Los lectores de estos apuntes no son como los que de vez en cuando detienen la vista en las columnas que me publica el periódico. Por regla muy general, casi unánime, los que recalan a diario en este rincón de la Red saben de qué voy. A veces polemizamos algo, pero siempre partiendo de muchos sobreentendidos mutuos y sin la menor gana de ofendernos mutuamente. En cambio, algunos de los que me leen en El Mundo no sólo desconocen mi línea de pensamiento, sino que incluso me presuponen la opuesta, dando por hecho que alguien que publica en ese medio tiene que estar de acuerdo con su línea editorial. Es un equívoco que puedo entender. Lo que me fastidia es que, cuando me escriben atribuyéndome una ideología que no es la mía y les contesto llamándoles la atención sobre la conveniencia de leer bien lo que leen antes de criticarlo, no tengan el pundonor elemental de admitir su yerro.
La autocrítica es una práctica que considero sanísima –básicamente porque lo es–, pero que, según me toca comprobar con desagradable frecuencia, cuenta con muy pocos adeptos.
A veces la aversión por la autocrítica resulta escandalosa, e incluso ridícula. El País tiene un empleado, que se pretende defensor del lector, que todas las semanas perora sobre fallos de escasa monta cometidos por redactores de base o jefecillos de quinta fila, haciendo como si no viera los aparatosos atentados contra la deontología profesional que sus jefes practican cada dos por tres en las propias portadas del diario. La última, casi cómica: dedican la foto de primera página del domingo a mostrar que De Juana da paseos por el exterior del hospital en el que convalece –lo cual se supone que les resulta muy llamativo, porque en caso contrario no lo resaltarían como noticia principal de la portada– y al día siguiente se las dan de sorprendidos porque el PP denuncia esos paseos de De Juana, fingiendo que les llama la atención que la derecha se centre en una historia que ellos mismos han cocinado, sirviéndosela en bandeja a Rajoy, Acebes y Zaplana.
Sin salir de la misma empresa: a lo peor me equivoco, porque no oigo a diario El Larguero de la Cadena Ser, pero me da que su director, De la Morena, está por explicar por qué se empeñó en afirmar reiteradamente que Ronaldinho, el futbolista del Barça, padecía la llamada enfermedad del beso, poniendo de vuelta y media al club catalán por no admitirlo, cuando la participación del propio jugador en un partido inmediatamente posterior desmintió la presunta noticia. Si patinó, debería admitirlo, dando idéntica relevancia a la rectificación que la que dio al bulo.
Y ya que estamos en ello: anteayer, oyendo la noticia del nacimiento de la segunda hija de Letizia Ortiz, recordé que hace algunos meses yo también me hice eco, aunque con reservas, de otro bulo.

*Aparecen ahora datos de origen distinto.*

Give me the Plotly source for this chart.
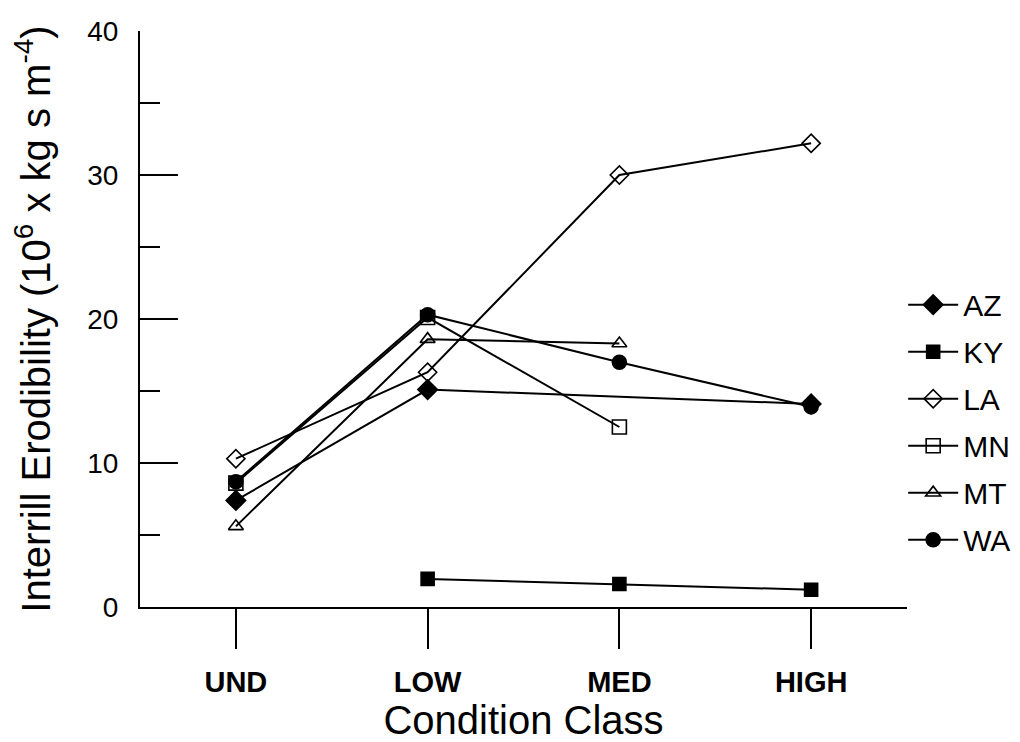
import plotly.graph_objects as go

categories = ["UND", "LOW", "MED", "HIGH"]
AZ = [7.4, 15.1, None, 14.1]
KY = [None, 1.95, 1.6, 1.2]
LA = [10.3, 16.3, 30.0, 32.2]
MN = [8.6, 20.1, 12.5, None]
MT = [5.6, 18.6, 18.3, None]
WA = [8.7, 20.3, 17.0, 13.9]

series = [
    ("AZ", AZ, "diamond", 15),
    ("KY", KY, "square", 13),
    ("LA", LA, "diamond-open", 14),
    ("MN", MN, "square-open", 14),
    ("MT", MT, "triangle-up-open", 13),
    ("WA", WA, "circle", 14),
]

FONT = "Liberation Sans, Arial, sans-serif"
fig = go.Figure()
for i, (name, vals, sym, sz) in enumerate(series):
    xs = [c for c, v in zip(categories, vals) if v is not None]
    ys = [v for v in vals if v is not None]
    fig.add_trace(go.Scatter(
        x=xs, y=ys, name=name, mode="lines+markers",
        line=dict(color="black", width=2),
        marker=dict(symbol=sym, size=sz, color="black",
                    line=dict(color="black", width=1.6)),
        legendgroup=name,
    ))

fig.update_layout(
    width=1020, height=742,
    margin=dict(l=132, r=118, t=23, b=143),
    plot_bgcolor="white", paper_bgcolor="white",
    font=dict(family=FONT, color="black", size=28),
    showlegend=True,
    legend=dict(x=0.995, y=0.57, xanchor="left", yanchor="top",
                font=dict(size=30, family=FONT), tracegroupgap=5,
                itemwidth=50,
                bgcolor="rgba(0,0,0,0)"),
    xaxis=dict(
        type="category", categoryorder="array", categoryarray=categories,
        range=[-0.5, 3.5], showline=True, linecolor="black", linewidth=2,
        ticks="outside", ticklen=40, tickwidth=2, tickcolor="black",
        showgrid=False, zeroline=False, automargin=False,
        ticklabelstandoff=8,
        tickfont=dict(size=29, family=FONT, weight="bold"),
        title=dict(text="Condition Class", font=dict(size=40, family=FONT), standoff=2),
    ),
    yaxis=dict(
        range=[0, 40], showline=True, linecolor="black", linewidth=2,
        ticks="inside", ticklen=38, tickwidth=2, tickcolor="black",
        tickvals=[0, 10, 20, 30, 40],
        minor=dict(ticks="inside", ticklen=20, tickwidth=2, tickcolor="black",
                   tickvals=[5, 15, 25, 35], showgrid=False),
        showgrid=False, zeroline=False, automargin=False,
        ticklabelstandoff=14,
        tickfont=dict(size=28, family=FONT),
        title=dict(text="Interrill Erodibility (10<sup>6</sup> x kg s m<sup>-4</sup>)",
                   font=dict(size=40, family=FONT), standoff=28),
    ),
)

fig.write_html("out.html")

Me contaron muy seriamente que la primera hija de esa pareja era sorda y que la Casa Real no quería admitirlo, y yo di pábulo al rumor y contribuí a difundirlo. Es cierto que insistí en que, si era sorda, pues qué. Pero lo conté, fiándome de una fuente que resultó fallida, y no debería haberlo hecho. Con lo cual ahora me toca admitirlo, y no hacerme el longuis.
Cuando me autocritico me enfurezco, pero conmigo mismo. Por incurrir en errores que, además, casi siempre son tontos.
Y creedme si os digo que jamás me enfado con el crítico, si está claro que tiene razón. Y si no la tiene o yo no veo que la tenga, pero noto que me critica para ayudarme, también se lo agradezco.
Y no por modestia, sino por espíritu práctico. Me interesa mejorar.